From 10-13 May, aurorae (typically seen at the polar areas) could be seen at unusually low latitudes. Spectacular sightings of aurorae borealis (the northern hemisphere) were observed from e.g. Florida, Italy and Spain and aurorae australis (the southern hemisphere) were reported as far north as Queensland in Australia.

This was the result of an extreme (the highest category) geomagnetic storm from a series of coronal mass ejections (CME's) - clouds of plasma material that are expelled from the Sun with high velocity into the interplanetary space. These plasma clouds carry magnetic field which interacts with the Earth's magnetic field when it finds our planet on its path through interplanetary space.

While aurorae are a delightful spectacle, geomagnetic storms also have potentially disrupting impacts such as the stress they can impose on the power grid due to induced currents in power lines, and possible impacts on communication and satellite operations.

The latest geomagnetic storm followed earlier elevated solar activity. So called active regions, concentrations of magnetic flux on the solar surface, have over the past week released several top-category X class flares, bursts of electromagnetic wave emission. These flares impact the Earths ionosphere causing (high frequency) radio blackouts on the sunlit side of the Earth, and they can also result in perturbations or interruptions of satellite navigation services.

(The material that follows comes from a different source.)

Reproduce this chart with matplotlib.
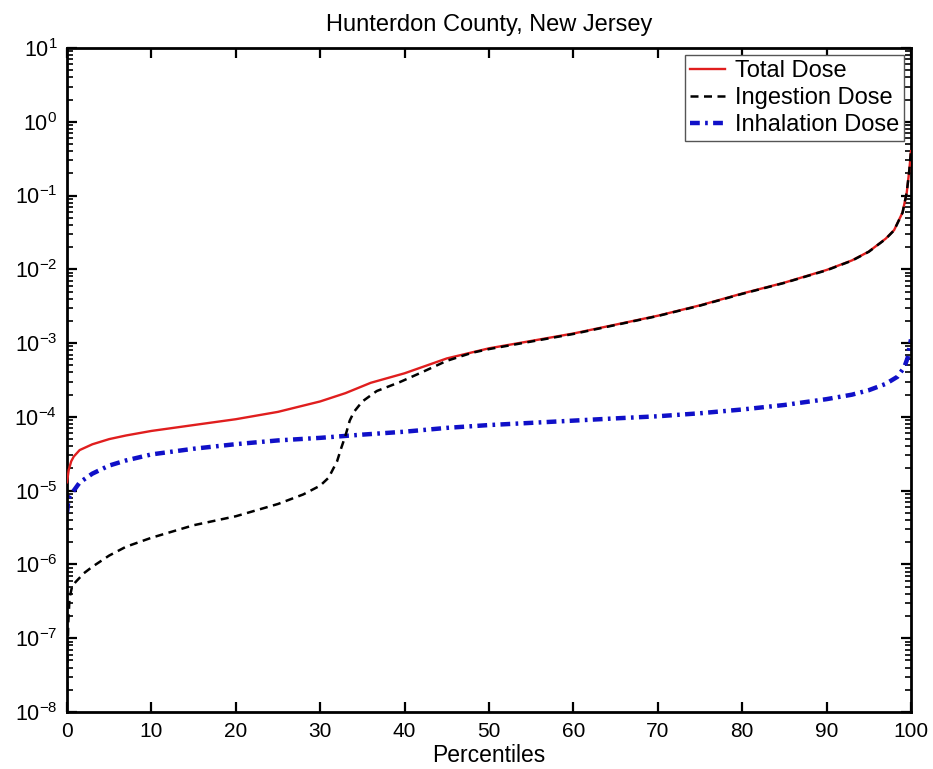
import matplotlib
matplotlib.use("Agg")
import matplotlib.pyplot as plt
from matplotlib.ticker import LogLocator, NullFormatter, LogFormatterMathtext

plt.rcParams['font.family'] = ['Liberation Sans', 'DejaVu Sans']
plt.rcParams['mathtext.fontset'] = 'custom'
plt.rcParams['mathtext.rm'] = 'Liberation Sans'
plt.rcParams['mathtext.it'] = 'Liberation Sans:italic'
plt.rcParams['mathtext.bf'] = 'Liberation Sans:bold'

title = "Hunterdon County, New Jersey"
x_label = "Percentiles"
x_ticks = [0, 10, 20, 30, 40, 50, 60, 70, 80, 90, 100]

# Total dose by percentile
pct_total = [0, 0.2, 0.5, 0.8, 1.5, 3, 5, 7, 10, 15, 20, 25, 30, 33, 36, 40, 45, 50,
             55, 60, 65, 70, 75, 80, 85, 90, 93, 95, 97, 98, 99, 99.5, 99.8, 100]
total_dose = [1.3e-5, 1.9e-5, 2.5e-5, 2.9e-5, 3.55e-5, 4.25e-5, 5.0e-5, 5.6e-5, 6.45e-5,
              7.75e-5, 9.3e-5, 1.17e-4, 1.62e-4, 2.1e-4, 2.9e-4, 3.9e-4, 6.2e-4, 8.5e-4,
              1.07e-3, 1.35e-3, 1.78e-3, 2.35e-3, 3.25e-3, 4.7e-3, 6.6e-3, 9.8e-3,
              1.32e-2, 1.74e-2, 2.6e-2, 3.4e-2, 5.9e-2, 0.11, 0.22, 0.4]

# Ingestion dose by percentile
pct_ingest = [0, 0.15, 0.3, 0.6, 1, 2, 3, 5, 7, 10, 15, 20, 25, 28, 30, 31, 32, 32.5, 33,
              33.5, 34, 35, 36.7, 39.4, 42, 45, 48, 50, 55, 60, 65, 70, 75, 80, 85, 90,
              93, 95, 97, 98, 99, 99.5, 99.8, 100]
ingest_dose = [2e-8, 1.6e-7, 3.5e-7, 5e-7, 5.75e-7, 7.6e-7, 9.3e-7, 1.32e-6, 1.74e-6,
               2.3e-6, 3.4e-6, 4.5e-6, 6.6e-6, 8.9e-6, 1.17e-5, 1.5e-5, 2.5e-5, 3.8e-5,
               5.6e-5, 8.9e-5, 1.17e-4, 1.62e-4, 2.24e-4, 2.95e-4, 4.0e-4, 5.75e-4,
               7.4e-4, 8.3e-4, 1.05e-3, 1.33e-3, 1.76e-3, 2.33e-3, 3.22e-3, 4.65e-3,
               6.55e-3, 9.7e-3, 1.31e-2, 1.73e-2, 2.58e-2, 3.38e-2, 5.85e-2, 0.11, 0.22,
               0.4]

# Inhalation dose by percentile
pct_inhal = [0, 0.2, 0.6, 1.5, 3, 5, 7, 10, 15, 20, 25, 30, 35, 40, 45, 50, 55, 60, 65,
             70, 75, 80, 85, 90, 93, 95, 97, 98.4, 99.2, 99.6, 99.8, 100]
inhal_dose = [5e-6, 7.9e-6, 9.3e-6, 1.29e-5, 1.7e-5, 2.19e-5, 2.57e-5, 3.1e-5, 3.7e-5,
              4.27e-5, 4.8e-5, 5.2e-5, 5.75e-5, 6.3e-5, 7.1e-5, 7.75e-5, 8.3e-5, 8.9e-5,
              9.55e-5, 1.02e-4, 1.12e-4, 1.26e-4, 1.45e-4, 1.74e-4, 2.0e-4, 2.3e-4,
              2.8e-4, 3.5e-4, 4.7e-4, 6.3e-4, 8.7e-4, 1.12e-3]

fig = plt.figure(figsize=(9.33, 7.69), dpi=100)
ax = fig.add_axes([0.0718, 0.0741, 0.9046, 0.8635])

ax.plot(pct_total, total_dose, color='#e01e1e', lw=1.7, label='Total Dose', zorder=3)
ax.plot(pct_ingest, ingest_dose, color='black', lw=1.8, ls=(0, (3.2, 2.2)),
        label='Ingestion Dose', zorder=4)
ax.plot(pct_inhal, inhal_dose, color='#1010c8', lw=3.2, ls=(0, (2.2, 1.2, 0.6, 1.2)),
        label='Inhalation Dose', zorder=2)

ax.set_yscale('log')
ax.set_xlim(0, 100)
ax.set_ylim(1e-8, 1e1)
ax.set_xticks(x_ticks)
ax.set_xticklabels([str(t) for t in x_ticks])
ax.yaxis.set_major_locator(LogLocator(base=10, numticks=20))
ax.yaxis.set_major_formatter(LogFormatterMathtext())
ax.yaxis.set_minor_locator(LogLocator(base=10, subs=range(2, 10), numticks=100))
ax.yaxis.set_minor_formatter(NullFormatter())

ax.tick_params(axis='both', which='major', direction='in', length=7, width=1.6,
               top=True, right=True, pad=7, colors='black')
ax.tick_params(axis='x', which='major', labelsize=15)
ax.tick_params(axis='y', which='major', labelsize=15.5)
ax.tick_params(axis='y', which='minor', direction='in', length=4, width=1.2,
               left=True, right=True)
for s in ax.spines.values():
    s.set_linewidth(2.0)

ax.set_title(title, fontsize=17, pad=12)
ax.set_xlabel(x_label, fontsize=16.5, labelpad=2)

leg = ax.legend(loc='upper right', fontsize=17, frameon=True, fancybox=False,
                edgecolor='#555555', framealpha=1, borderpad=0.2, labelspacing=0.22,
                handlelength=1.5, handletextpad=0.4, borderaxespad=0.3)
leg.get_frame().set_linewidth(1.0)

fig.savefig('out.png', dpi=100)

"Such solar events happen regularly, with their occurrence rate following an eleven year cycle associated with the inversion of the overall Solar magnetic field each eleven years," says Jesse Andries, scientific officer with WMO's Space Programme. "We are currently nearing the maximum of the present cycle with Solar events occurring most frequently. While Solar events appear regularly, this recent geomagnetic storm is certainly one of the largest in several decades," he says.

Fortunately, space weather monitoring and prediction is more and more becoming an operational practice just as terrestrial weather is. The latest event was accurately forecast.

Space weather forecasters around the world monitor the sun closely. They report each day on the evolution of active regions on the solar surface and they estimate the probability for large flares to occur.

They furthermore record the properties of the onset of coronal mass ejections which they feed to models which then allow them to estimate the expected time of arrival at Earth. Based on these analyses, critical sectors and the general public are notified in advance of upcoming events, so they can take protective measures, such as deviating flight routes away from the poles.

WMO has been making efforts to integrate Space Weather within its activities for over a decade and has embraced it as a related environmental service in its Strategic Plan.

The WMO Executive Council meeting in June is due to adopt a new Four-year Plan for WMO Activities related to Space Weather (2024-2027). This was recently approved by the WMO Commission for Observation, Infrastructure and Information systems (INFCOM).

The plan addresses the three main pillars of the WMO Infrastructure: observing infrastructure, modelling and prediction, and data exchange. Furthermore, it seeks to advance the capabilities of WMO Members to provide valuable services to various economic sectors that are prone to threats from Solar eruptions and consequent Space Weather phenomena.